Report all lines from the entries below in which "this" appears.

→ **ENTRIES PROVIDED**:
※

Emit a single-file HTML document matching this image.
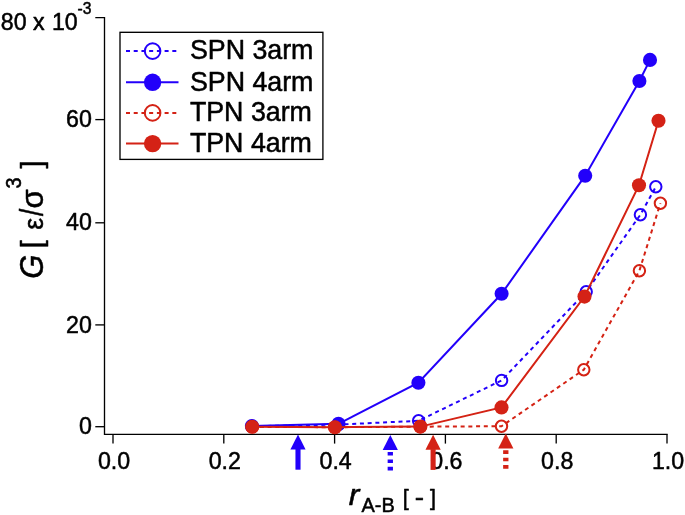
<!DOCTYPE html>
<html><head><meta charset="utf-8"><title>G vs r_A-B</title>
<style>
html,body{margin:0;padding:0;background:#fff;}
body{width:685px;height:515px;overflow:hidden;}
svg{display:block;}
svg text{font-family:"Liberation Sans",sans-serif;stroke:#000;stroke-width:0.5px;stroke-linejoin:round;}
</style></head>
<body>
<svg width="685" height="515" viewBox="0 0 685 515">
<defs><filter id="soft" x="0" y="0" width="685" height="515" filterUnits="userSpaceOnUse"><feGaussianBlur stdDeviation="0.45"/></filter></defs>
<rect x="0" y="0" width="685" height="515" fill="#fff"/>
<g filter="url(#soft)">
<g stroke="#000" stroke-width="1.33" fill="none">
<polyline points="95.3,17.7 104.5,17.7 104.5,434.4 667.7,434.4"/>
<line x1="95.3" y1="426.7" x2="104.5" y2="426.7"/>
<line x1="95.3" y1="324.9" x2="104.5" y2="324.9"/>
<line x1="95.3" y1="222.8" x2="104.5" y2="222.8"/>
<line x1="95.3" y1="119.6" x2="104.5" y2="119.6"/>
<line x1="113.0" y1="434.4" x2="113.0" y2="443.6"/>
<line x1="223.8" y1="434.4" x2="223.8" y2="443.6"/>
<line x1="334.6" y1="434.4" x2="334.6" y2="443.6"/>
<line x1="445.4" y1="434.4" x2="445.4" y2="443.6"/>
<line x1="556.2" y1="434.4" x2="556.2" y2="443.6"/>
<line x1="667.0" y1="434.4" x2="667.0" y2="443.6"/>
</g>
<text transform="translate(114.00,469.00) scale(1,1.046)" font-size="23.20" text-anchor="middle" fill="#000" >0.0</text>
<text transform="translate(224.80,469.00) scale(1,1.046)" font-size="23.20" text-anchor="middle" fill="#000" >0.2</text>
<text transform="translate(335.60,469.00) scale(1,1.046)" font-size="23.20" text-anchor="middle" fill="#000" >0.4</text>
<text transform="translate(446.40,469.00) scale(1,1.046)" font-size="23.20" text-anchor="middle" fill="#000" >0.6</text>
<text transform="translate(557.20,469.00) scale(1,1.046)" font-size="23.20" text-anchor="middle" fill="#000" >0.8</text>
<text transform="translate(668.00,469.00) scale(1,1.046)" font-size="23.20" text-anchor="middle" fill="#000" >1.0</text>
<text transform="translate(91.90,434.30) scale(1,1.046)" font-size="23.20" text-anchor="end" fill="#000" >0</text>
<text transform="translate(91.90,332.50) scale(1,1.046)" font-size="23.20" text-anchor="end" fill="#000" >20</text>
<text transform="translate(91.90,230.40) scale(1,1.046)" font-size="23.20" text-anchor="end" fill="#000" >40</text>
<text transform="translate(91.90,127.20) scale(1,1.046)" font-size="23.20" text-anchor="end" fill="#000" >60</text>
<text transform="translate(0.80,29.60) scale(1,1.046)" font-size="23.20" text-anchor="start" fill="#000" >80</text>
<text transform="translate(32.90,29.60) scale(1,1.046)" font-size="23.20" text-anchor="start" fill="#000" >x</text>
<text transform="translate(51.90,29.60) scale(1,1.046)" font-size="23.20" text-anchor="start" fill="#000" >10</text>
<text transform="translate(77.60,14.10) scale(1,1.046)" font-size="15.60" text-anchor="start" fill="#000" >-3</text>
<text transform="translate(42.70,278.80) rotate(-90) scale(1.000,1.046)" font-size="31.00" fill="#000" font-style="italic">G</text>
<text transform="translate(41.70,248.20) rotate(-90) scale(1.000,1.046)" font-size="29.00" fill="#000" >[</text>
<text transform="translate(42.70,229.70) rotate(-90) scale(1.000,1.046)" font-size="26.60" fill="#000" >ε</text>
<text transform="translate(42.70,216.10) rotate(-90) scale(0.850,1.046)" font-size="31.00" fill="#000" >/</text>
<text transform="translate(42.70,208.60) rotate(-90) scale(1.000,0.983)" font-size="31.00" fill="#000" >σ</text>
<text transform="translate(21.30,188.60) rotate(-90) scale(1.000,1.130)" font-size="19.80" fill="#000" >3</text>
<text transform="translate(41.70,168.60) rotate(-90) scale(1.000,1.046)" font-size="29.00" fill="#000" >]</text>
<text transform="translate(348.80,505.40) scale(1.120,1.046)" font-size="28.50" fill="#000" font-style="italic">r</text>
<text transform="translate(361.50,511.80) scale(1.000,1.046)" font-size="20.00" fill="#000" >A-B</text>
<text transform="translate(402.80,505.00) scale(1.000,1.046)" font-size="21.60" fill="#000" >[</text>
<text transform="translate(414.80,505.40) scale(1.200,1.046)" font-size="23.20" fill="#000" >-</text>
<text transform="translate(430.10,505.00) scale(1.000,1.046)" font-size="21.60" fill="#000" >]</text>
<polyline fill="none" stroke="#2400fa" stroke-width="2" stroke-dasharray="4 3.72" points="251.9,426.2 338.5,424.6 418.6,420.8 501.6,380.4 586.2,291.7 640.4,214.7 655.8,186.8"/>
<circle cx="251.9" cy="426.2" r="5.7" fill="none" stroke="#2400fa" stroke-width="2"/>
<circle cx="338.5" cy="424.6" r="5.7" fill="none" stroke="#2400fa" stroke-width="2"/>
<circle cx="418.6" cy="420.8" r="5.7" fill="none" stroke="#2400fa" stroke-width="2"/>
<circle cx="501.6" cy="380.4" r="5.7" fill="none" stroke="#2400fa" stroke-width="2"/>
<circle cx="586.2" cy="291.7" r="5.7" fill="none" stroke="#2400fa" stroke-width="2"/>
<circle cx="640.4" cy="214.7" r="5.7" fill="none" stroke="#2400fa" stroke-width="2"/>
<circle cx="655.8" cy="186.8" r="5.7" fill="none" stroke="#2400fa" stroke-width="2"/>
<polyline fill="none" stroke="#2400fa" stroke-width="2"  points="251.9,426.1 338.5,423.8 418.4,382.7 501.6,293.8 585.2,175.7 639.4,81.0 650.0,59.9"/>
<circle cx="251.9" cy="426.1" r="7.05" fill="#2400fa"/>
<circle cx="338.5" cy="423.8" r="7.05" fill="#2400fa"/>
<circle cx="418.4" cy="382.7" r="7.05" fill="#2400fa"/>
<circle cx="501.6" cy="293.8" r="7.05" fill="#2400fa"/>
<circle cx="585.2" cy="175.7" r="7.05" fill="#2400fa"/>
<circle cx="639.4" cy="81.0" r="7.05" fill="#2400fa"/>
<circle cx="650.0" cy="59.9" r="7.05" fill="#2400fa"/>
<polyline fill="none" stroke="#d42012" stroke-width="2" stroke-dasharray="4 3.72" points="252.2,426.9 334.9,427.2 420.2,426.7 501.5,426.2 583.8,369.7 639.4,270.7 660.4,203.2"/>
<circle cx="252.2" cy="426.9" r="5.7" fill="none" stroke="#d42012" stroke-width="2"/>
<circle cx="334.9" cy="427.2" r="5.7" fill="none" stroke="#d42012" stroke-width="2"/>
<circle cx="420.2" cy="426.7" r="5.7" fill="none" stroke="#d42012" stroke-width="2"/>
<circle cx="501.5" cy="426.2" r="5.7" fill="none" stroke="#d42012" stroke-width="2"/>
<circle cx="583.8" cy="369.7" r="5.7" fill="none" stroke="#d42012" stroke-width="2"/>
<circle cx="639.4" cy="270.7" r="5.7" fill="none" stroke="#d42012" stroke-width="2"/>
<circle cx="660.4" cy="203.2" r="5.7" fill="none" stroke="#d42012" stroke-width="2"/>
<polyline fill="none" stroke="#d42012" stroke-width="2"  points="252.2,426.8 334.9,427.2 420.4,426.6 501.5,407.4 584.5,296.6 639.0,185.2 658.5,120.7"/>
<circle cx="252.2" cy="426.8" r="7.05" fill="#d42012"/>
<circle cx="334.9" cy="427.2" r="7.05" fill="#d42012"/>
<circle cx="420.4" cy="426.6" r="7.05" fill="#d42012"/>
<circle cx="501.5" cy="407.4" r="7.05" fill="#d42012"/>
<circle cx="584.5" cy="296.6" r="7.05" fill="#d42012"/>
<circle cx="639.0" cy="185.2" r="7.05" fill="#d42012"/>
<circle cx="658.5" cy="120.7" r="7.05" fill="#d42012"/>
<polygon points="298.0,434.5 290.4,449.5 305.6,449.5" fill="#2400fa"/>
<line x1="298.0" y1="449.0" x2="298.0" y2="469.7" stroke="#2400fa" stroke-width="5.1"/>
<polygon points="390.3,435.1 382.7,450.1 397.9,450.1" fill="#2400fa"/>
<line x1="390.3" y1="452.0" x2="390.3" y2="471.1" stroke="#2400fa" stroke-width="5.3" stroke-dasharray="3.6 3.8"/>
<polygon points="433.1,434.7 425.5,449.7 440.7,449.7" fill="#d42012"/>
<line x1="433.1" y1="449.2" x2="433.1" y2="469.9" stroke="#d42012" stroke-width="5.1"/>
<polygon points="505.8,433.4 498.2,448.4 513.4,448.4" fill="#d42012"/>
<line x1="505.8" y1="450.3" x2="505.8" y2="469.4" stroke="#d42012" stroke-width="5.3" stroke-dasharray="3.6 3.8"/>
<rect x="120.0" y="32.3" width="202.9" height="127.1" fill="#fff" stroke="#000" stroke-width="1.33"/>
<line x1="126" y1="51.1" x2="178.5" y2="51.1" stroke="#2400fa" stroke-width="2" stroke-dasharray="4 3.72"/>
<circle cx="152.6" cy="51.1" r="7.8" fill="none" stroke="#2400fa" stroke-width="2"/>
<text transform="translate(189.90,59.30) scale(1,1.046)" font-size="26.80" text-anchor="start" fill="#000" >SPN 3arm</text>
<line x1="126" y1="82.3" x2="178.5" y2="82.3" stroke="#2400fa" stroke-width="2" />
<circle cx="152.6" cy="82.3" r="8.7" fill="#2400fa"/>
<text transform="translate(189.90,90.50) scale(1,1.046)" font-size="26.80" text-anchor="start" fill="#000" >SPN 4arm</text>
<line x1="126" y1="112.9" x2="178.5" y2="112.9" stroke="#d42012" stroke-width="2" stroke-dasharray="4 3.72"/>
<circle cx="152.6" cy="112.9" r="7.8" fill="none" stroke="#d42012" stroke-width="2"/>
<text transform="translate(189.90,121.10) scale(1,1.046)" font-size="26.80" text-anchor="start" fill="#000" >TPN 3arm</text>
<line x1="126" y1="143.6" x2="178.5" y2="143.6" stroke="#d42012" stroke-width="2" />
<circle cx="152.6" cy="143.6" r="8.7" fill="#d42012"/>
<text transform="translate(189.90,151.80) scale(1,1.046)" font-size="26.80" text-anchor="start" fill="#000" >TPN 4arm</text>
</g>
</svg>
</body></html>
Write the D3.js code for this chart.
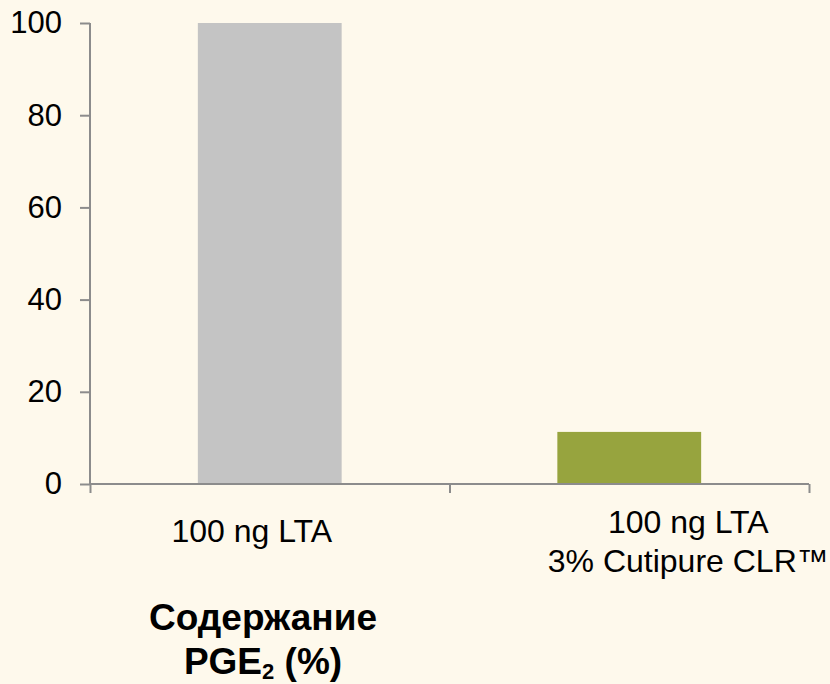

※

→ **TASK RESPONSE**:
Emit a single-file HTML document matching this image.
Write the D3.js code for this chart.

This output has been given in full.